President Barack Obama, like Trump, found ways to authorize more defense spending than the 2011 Budget Control Act allows. An apples-to-apples comparison between Trump's first Defense Department budget figure ($573 billion) with Obama's last one ($557 billion) shows just a modest increase.
"In fact," says De Luce, "there were much bigger increases under President George W. Bush, who financed buildups for wars in Afghanistan and Iraq."
De Luce also says the $54 billion figure appears to be arbitrary, as it's not based on specific Pentagon requests.
"This is merely a number that's been thrown out there," he says. "This is not the detailed budget request that comes out later in the year, where each branch of the armed services lays out its wish list of what it would like to buy and what it would like to acquire."
While the White House hasn't said how the Pentagon should spend the $54 billion, the administration has offered a few suggestions.
"They talk about building a 350-ship Navy — including possibly dozens of new ships," De Luce says. "They talk about giving the military the resources it needs. But it's not clear that $54 billion, even if you accept that number, will pay for even some of these plans."
The president's request for more defense spending is part of his recurring promise to make America a winner. But De Luce says money alone won't help the US prevail in its current military conflicts.
"I think you may have a hard time finding any senior officer in the US military saying that money is the problem or the challenge in Afghanistan or Iraq and Syria," says De Luce. "There is no shortage of ammunition or bombs to drop or artillery shells to fire in Iraq or Afghanistan or Syria, because really you're not fighting a sophisticated high-tech enemy in those places. You're waging a kind of counterinsurgency campaign where there are car bombs, roadside bombs and militants who have AK-47s. It's not like you're taking on a modern army in, say, Russia or China."
In his first address to a joint session of Congress on Tuesday, Trump didn't talk about military threats from either Russia or China. But their forces would pose the largest military challenge to the United States.
"For the moment the US military is, by any measure, superior to both the Russian and Chinese militaries," says De Luce. And while both are a concern, De Luce notes, "China has the Pentagon especially worried … The Chinese look [for] potential weak points in the US military force, especially the ships and the airplanes that the US deploys — and are spread thinly — across the Pacific."

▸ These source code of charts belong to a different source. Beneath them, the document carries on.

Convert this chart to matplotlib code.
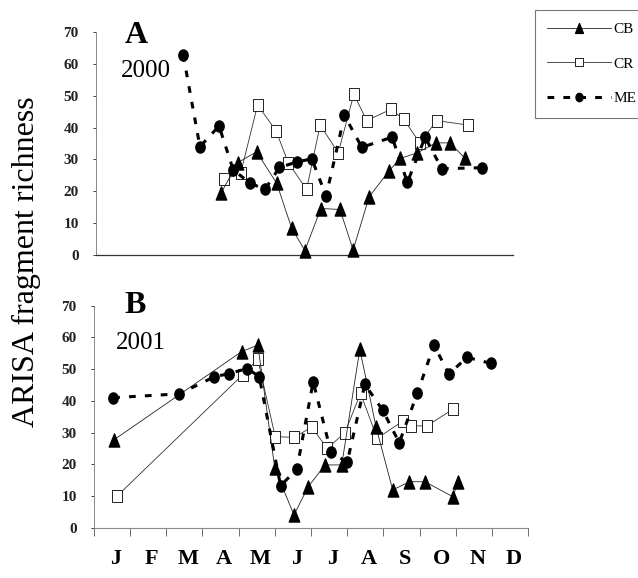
"""
ARISA fragment richness through the year, 2000 (A) and 2001 (B), for CB, CR and ME.
x values are in months from 1 January.
"""
import matplotlib
matplotlib.use("Agg")
import matplotlib.pyplot as plt
from matplotlib.path import Path
import numpy as np

# ---------------------------------------------------------------------------
# Data
# ---------------------------------------------------------------------------
MONTHS = ["J", "F", "M", "A", "M", "J", "J", "A", "S", "O", "N", "D"]
YTICKS = [0, 10, 20, 30, 40, 50, 60, 70]
SITES = ["CB", "CR", "ME"]

# 2000
cb_2000_x = [3.60, 4.08, 4.62, 5.20, 5.63, 6.01, 6.47, 7.02, 7.40, 7.86, 8.44, 8.75, 9.25, 9.78, 10.19, 10.62]
cb_2000_y = [19.5, 29.0, 32.4, 22.5, 8.4, 1.4, 14.6, 14.3, 1.6, 18.3, 26.5, 30.3, 32.1, 35.2, 35.2, 30.3]
cr_2000_x = [3.69, 4.16, 4.65, 5.18, 5.53, 6.06, 6.45, 6.97, 7.42, 7.79, 8.48, 8.86, 9.32, 9.80, 10.70]
cr_2000_y = [23.8, 25.6, 47.1, 39.0, 29.0, 20.6, 40.8, 32.1, 50.5, 42.2, 45.7, 42.6, 35.1, 42.2, 40.8]
me_2000_x = [2.51, 2.99, 3.54, 3.95, 4.43, 4.86, 5.28, 5.78, 6.21, 6.62, 7.15, 7.65, 8.52, 8.96, 9.47, 9.95, 11.10]
me_2000_y = [62.8, 34.0, 40.5, 26.7, 22.6, 20.6, 27.5, 29.2, 30.2, 18.5, 43.8, 33.8, 37.0, 22.8, 37.0, 27.1, 27.4]

# 2001
cb_2001_x = [0.55, 4.08, 4.53, 5.00, 5.53, 5.92, 6.39, 6.85, 7.35, 7.80, 8.26, 8.72, 9.15, 9.92, 10.07]
cb_2001_y = [27.7, 55.5, 57.6, 18.7, 4.0, 12.9, 19.8, 19.8, 56.3, 31.7, 11.9, 14.5, 14.5, 9.8, 14.5]
cr_2001_x = [0.64, 4.11, 4.53, 5.01, 5.53, 6.02, 6.45, 6.94, 7.37, 7.83, 8.55, 8.76, 9.20, 9.92]
cr_2001_y = [10.0, 48.2, 53.1, 28.7, 28.5, 31.7, 25.0, 30.0, 42.4, 28.2, 33.7, 32.1, 32.1, 37.3]
me_2001_x = [0.53, 2.36, 3.33, 3.74, 4.24, 4.57, 5.16, 5.61, 6.06, 6.55, 7.00, 7.49, 7.98, 8.44, 8.94, 9.40, 9.81, 10.32, 10.98]
me_2001_y = [41.0, 42.2, 47.6, 48.6, 50.2, 47.6, 13.2, 18.5, 46.0, 23.9, 20.6, 45.2, 37.1, 26.8, 42.4, 57.6, 48.5, 53.7, 51.8]

# ---------------------------------------------------------------------------
# Styling
# ---------------------------------------------------------------------------
SERIF = "Liberation Serif"
plt.rcParams.update({
    "font.family": SERIF,
    "axes.linewidth": 0.8,
})

# slightly tall markers, as in the scanned original
circ = Path.unit_circle()
ELLIPSE = Path(circ.vertices * [0.84, 1.0], circ.codes)
TRI = Path([(0, 1), (-0.8, -1), (0.8, -1), (0, 1)],
           [Path.MOVETO, Path.LINETO, Path.LINETO, Path.CLOSEPOLY])
RECT = Path([(-0.85, -1), (0.85, -1), (0.85, 1), (-0.85, 1), (-0.85, -1)],
            [Path.MOVETO, Path.LINETO, Path.LINETO, Path.LINETO, Path.CLOSEPOLY])

STYLE = {
    "CB": dict(color="#222222", lw=0.6, marker=TRI, ms=9.4, mfc="black", mec="black", zorder=3),
    "CR": dict(color="#333333", lw=0.6, marker=RECT, ms=8.0, mfc="white", mec="#222222",
               mew=0.7, zorder=2),
    "ME": dict(color="black", lw=2.2, dashes=(2.2, 3.0), marker=ELLIPSE, ms=8.0,
               mfc="black", mec="black", zorder=4),
}

fig = plt.figure(figsize=(6.38, 5.78), dpi=100)
axA = fig.add_axes([0.1505, 0.5588, 0.6536, 0.3858])
axB = fig.add_axes([0.1473, 0.0870, 0.6803, 0.3841])


def draw(ax, series):
    handles = []
    for site, (xs, ys) in zip(SITES, series):
        ln, = ax.plot(xs, ys, label=site, clip_on=False, **STYLE[site])
        handles.append(ln)
    ax.set_xlim(0, 12)
    ax.set_ylim(0, 70)
    ax.set_yticks(YTICKS)
    ax.set_yticklabels([str(v) for v in YTICKS], fontsize=11, fontweight="bold")
    ax.tick_params(axis="y", length=2.5, width=0.6, pad=10, colors="#222222")
    for s in ("top", "right"):
        ax.spines[s].set_visible(False)
    ax.spines["left"].set_color("#8a8a8a")
    ax.spines["left"].set_linewidth(0.7)
    return handles


handles = draw(axA, [(cb_2000_x, cb_2000_y), (cr_2000_x, cr_2000_y), (me_2000_x, me_2000_y)])
draw(axB, [(cb_2001_x, cb_2001_y), (cr_2001_x, cr_2001_y), (me_2001_x, me_2001_y)])

# panel A: plain baseline, no month ticks
axA.set_xticks([])
axA.spines["bottom"].set_color("#333333")
axA.spines["bottom"].set_linewidth(0.9)

# panel B: ticks on month boundaries, labels centred in each month
axB.spines["bottom"].set_color("#8a8a8a")
axB.spines["bottom"].set_linewidth(0.8)
axB.set_xticks(np.arange(13))
axB.set_xticklabels([])
axB.tick_params(axis="x", which="major", length=6, width=0.6, color="#555555")
axB.set_xticks(np.arange(12) + 0.6, minor=True)
axB.set_xticklabels(MONTHS, minor=True, fontsize=16, fontweight="bold")
axB.tick_params(axis="x", which="minor", length=0, pad=15)

# panel letters and years
axA.text(0.096, 0.985, "A", transform=axA.transAxes, fontsize=23, fontweight="bold",
         ha="center", va="center")
axA.text(0.12, 0.823, "2000", transform=axA.transAxes, fontsize=18, ha="center", va="center")
axB.text(0.094, 1.0, "B", transform=axB.transAxes, fontsize=23, fontweight="bold",
         ha="center", va="center")
axB.text(0.109, 0.83, "2001", transform=axB.transAxes, fontsize=18, ha="center", va="center")

fig.text(0.041, 0.547, "ARISA fragment richness", rotation=90, fontsize=23,
         ha="center", va="center")

leg = fig.legend(handles=handles, loc="upper left", bbox_to_anchor=(535 / 638, 1 - 10 / 578),
                 bbox_transform=fig.transFigure, borderaxespad=0, fontsize=11,
                 handlelength=4.2, handletextpad=0.15, labelspacing=1.38, borderpad=0.8,
                 markerscale=0.75, fancybox=False, framealpha=1, edgecolor="#777777")
leg.get_frame().set_linewidth(0.8)

fig.savefig("out.png", dpi=100)
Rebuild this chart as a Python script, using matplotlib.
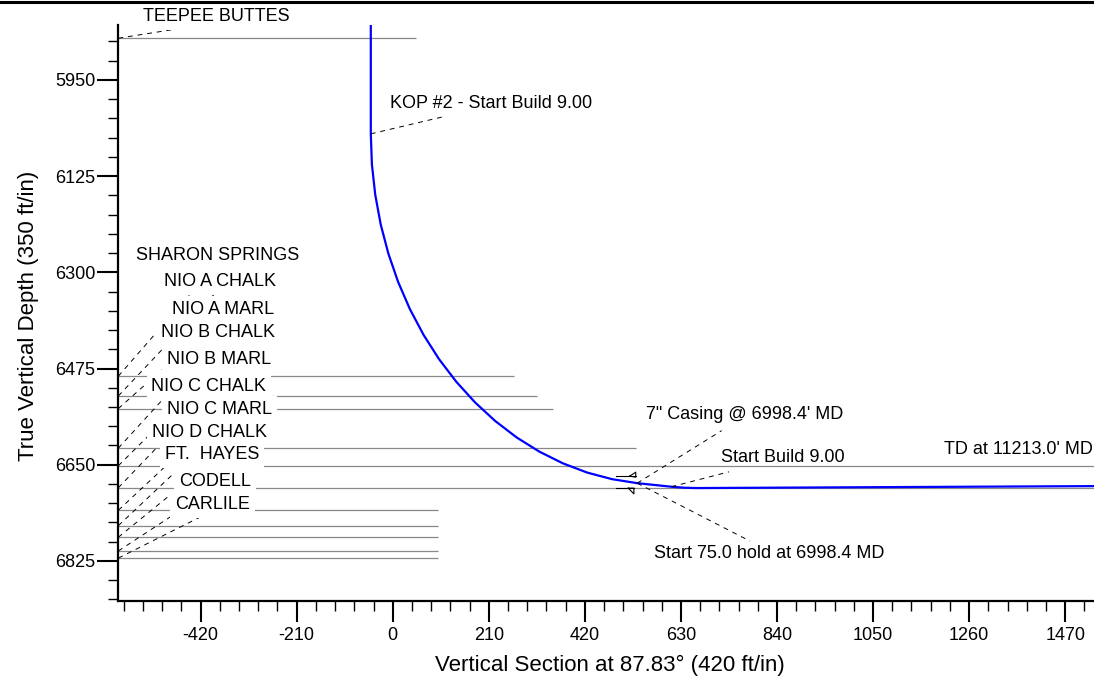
import matplotlib
matplotlib.use("Agg")
import matplotlib.pyplot as plt
from matplotlib.ticker import MultipleLocator
from matplotlib.transforms import Affine2D, ScaledTranslation
from matplotlib.lines import Line2D

plt.rcParams['font.family'] = ['Liberation Sans', 'DejaVu Sans']
plt.rcParams['axes.unicode_minus'] = False

# ---- data ----
well_vs = [-48, -48, -45.6, -38.3, -26.3, -9.5, 11.8, 37.5, 67.4, 101.3, 138.9, 179.9,
           224.1, 271.0, 320.4, 371.8, 424.9, 479.2, 534.4, 609.1, 636.9, 664.7, 1600]
well_tvd = [5850, 6048, 6103.6, 6158.8, 6213.1, 6266.2, 6317.6, 6367.0, 6413.9, 6458.1,
            6499.1, 6536.7, 6570.6, 6600.5, 6626.2, 6647.5, 6664.3, 6676.3, 6683.6,
            6690.1, 6691.9, 6692.5, 6688.7]

form_names = ["TEEPEE BUTTES", "SHARON SPRINGS", "NIO A CHALK", "NIO A MARL", "NIO B CHALK",
              "NIO B MARL", "NIO C CHALK", "NIO C MARL", "NIO D CHALK", "FT.  HAYES",
              "CODELL", "CARLILE"]
form_tvd = [5874, 6489, 6525, 6548, 6620, 6652, 6692, 6733, 6761, 6782, 6807, 6820]
form_end_vs = [51, 265, 315, 350, 532, 1600, 1600, 99, 99, 99, 99, 99]
label_vs = [-386, -383, -378, -372, -382, -380, -402, -379, -400, -395, -389, -394]
label_tvd = [5834, 6270, 6317, 6367, 6409, 6458, 6508, 6549, 6592, 6631, 6680, 6722]

# annotations: text, well point index, text position, leader end
ann_text = ["KOP #2 - Start Build 9.00", "7\" Casing @ 6998.4' MD", "Start Build 9.00",
            "Start 75.0 hold at 6998.4 MD", "TD at 11213.0' MD"]
ann_point = [1, 18, 19, 18, None]
ann_text_vs = [-6, 553, 717, 572, 1204]
ann_text_tvd = [5992, 6558, 6636, 6811, 6622]
ann_lead_vs = [110, 719, 735, 781, None]
ann_lead_tvd = [6017, 6588, 6663, 6789, None]

xlim = (-600, 1533)
ylim = (6898, 5850)
x_major, x_minor = 210, 42
y_major, y_minor = 175, 35

FS = 13

fig = plt.figure(figsize=(10.94, 6.76), dpi=100)
ax = fig.add_axes([118.3 / 1094, 75 / 676, (1094 - 118.3) / 1094, 576 / 676])
ax.set_xlim(*xlim)
ax.set_ylim(*ylim)

for s in ['top', 'right']:
    ax.spines[s].set_visible(False)
for s in ['left', 'bottom']:
    ax.spines[s].set_linewidth(1.6)

ax.xaxis.set_major_locator(MultipleLocator(x_major))
ax.xaxis.set_minor_locator(MultipleLocator(x_minor))
ax.yaxis.set_major_locator(MultipleLocator(y_major))
ax.yaxis.set_minor_locator(MultipleLocator(y_minor))
ax.tick_params(axis='both', which='major', direction='out', length=15, width=1.5,
               labelsize=FS, color='black')
ax.tick_params(axis='both', which='minor', direction='out', length=7, width=1.0)
ax.tick_params(axis='x', which='major', pad=4)
ax.tick_params(axis='y', which='major', pad=1.5)

# formation lines, leaders, labels
for i, name in enumerate(form_names):
    ax.plot([xlim[0], form_end_vs[i]], [form_tvd[i], form_tvd[i]], color='#888888',
            lw=0.9, zorder=1, solid_capstyle='butt')
    ax.plot([xlim[0], label_vs[i]], [form_tvd[i], label_tvd[i] + 12], color='black', lw=0.7,
            linestyle=(0, (5, 5)), zorder=2, clip_on=False)
    ax.text(label_vs[i], label_tvd[i], name, fontsize=FS, ha='center', va='center',
            zorder=3, clip_on=False,
            bbox=dict(facecolor='white', edgecolor='none', pad=3.5))

# well path
ax.plot(well_vs, well_tvd, color='#0000ff', lw=1.6, zorder=5)

# annotations
for i, t in enumerate(ann_text):
    ax.text(ann_text_vs[i], ann_text_tvd[i], t, fontsize=FS, ha='left', va='center',
            zorder=6, clip_on=False)
    if ann_point[i] is not None:
        p = ann_point[i]
        ax.plot([well_vs[p], ann_lead_vs[i]], [well_tvd[p], ann_lead_tvd[i]], color='black',
                lw=0.7, linestyle=(0, (5, 5)), zorder=6)

# casing shoe symbol at the casing point (pixel offsets around the point)
cp = ann_point[1]
tr = Affine2D() + ScaledTranslation(well_vs[cp], well_tvd[cp], ax.transData)
sym = [([-21.5, -1], [7, 7]),
       ([-7.5, -1.5, -1.5, -7.5], [7, 11, 6, 7]),
       ([-21.5, -3.3], [-5, -5]),
       ([-9, -3.3, -3.3, -9], [-5, -5, -10.7, -5])]
for xs, ys in sym:
    ax.add_line(Line2D(xs, ys, transform=tr, color='black', lw=0.8, clip_on=False, zorder=6))

# axis labels
fig.text(610 / 1094, 1 - 665 / 676, "Vertical Section at 87.83\u00b0 (420 ft/in)",
         fontsize=16, ha='center', va='center')
fig.text(28.7 / 1094, 1 - 316 / 676, "True Vertical Depth (350 ft/in)", fontsize=16,
         ha='center', va='center', rotation=90)

# top border line
fig.add_artist(Line2D([0, 1], [1 - 1.5 / 676, 1 - 1.5 / 676], transform=fig.transFigure,
                      color='black', lw=2.2))

fig.savefig("out.png", dpi=100)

De Luce says the Chinese are using an asymmetric strategy. Rather than match the US plane-for-plane and ship-for-ship, China has concentrated on developing its arsenal of missiles.
"[They have] missiles that can hit ships, missiles that can hit fighter jets or bombers. And they've also invested in drones and unmanned robotic technology. So over time," De Luce says, "the United States military does worry that China is closing the gap … and potentially at some point they could make it very difficult for the US Navy to operate in the Western Pacific."
De Luce says critics of a military buildup believe the US should not spend exponentially on defense to meet a perceived threat from China. "In the end," he says, "they think China is more of an economic rival, and [that] a conflict is unlikely."
But supporters of a buildup reason that some spending is necessary to counter a Chinese threat. "The US military believes that they need to invest in research and technology," he says, "and that they need to look for ways to make aircraft stealthy, to evade radar, evade detection and therefore evade missile attacks from the Chinese. Also," he adds, "they feel they need to train US forces to be more skilled and tech-savvy, and to recruit more technologically savvy troops to run cyber warfare and systems."
Whether Trump's defense increase is 10 percent, or a more modest 3 percent, the Trump administration intends to finance it by trimming other government programs.
"The way the Trump Administration says it's going to pay for this is in very deep cuts in, for example, the State Department. So you would undermine foreign aid, foreign assistance and diplomacy, which even the Pentagon has long argued is very important in protecting US national security and preventing possible conflicts in the first place."